訪日観光客の急増や2020年東京五輪を控えて、高級専門店やホテルの出店が相次ぐ銀座。4丁目の地価は今年、バブル期を3割超え過去最高となった。ただ、当地で創業100年の不動産会社、小寺商店の児玉裕社長は「もういいところ限界だなというところには来ている」と話す。不動産業界では「五輪まではもたない」との見立てだとし、「19年には潮目が変わり、緩やかに下降曲線になるだろう」と予想する。

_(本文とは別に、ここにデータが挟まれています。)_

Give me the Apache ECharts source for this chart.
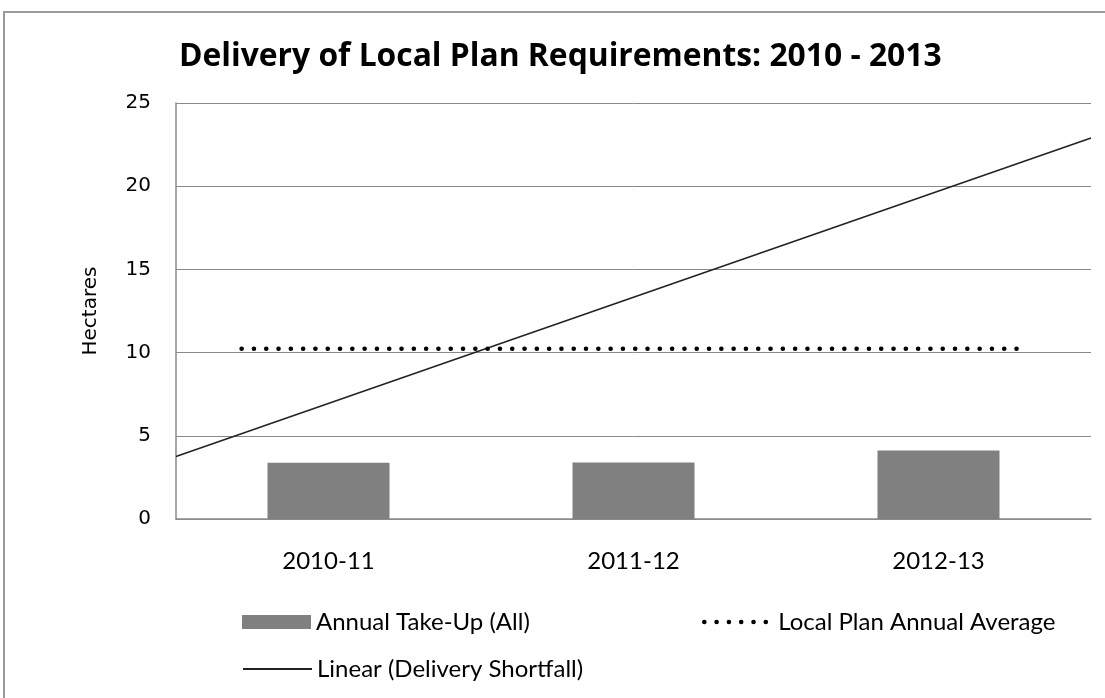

児玉社長は、その背景について「採算が取れないくらいの価格になっている」ことがあり、価格の上昇ペースは既に鈍化しつつあるという。森トラスト総合リート投資法人は約2年間、新規の不動産投資をしていない。運用する森トラストアセット・マネジメントの堀野郷社長は、「賃料伸び悩みなどファンダメンタルズの向上が望みにくい」として、「今から注意していた方が崖が低くなって良い」と話す。

教職員共済生活協同組合の資産運用部長の樋口徹氏は、現状を「デフレの中での局地的バブル」とみる。日銀の金融緩和や財政出動を通じても十分な需要創出を実現できていない中、「不動産価格の上昇という副作用が生まれた。この値上がりは長続きはしないだろう」と述べた。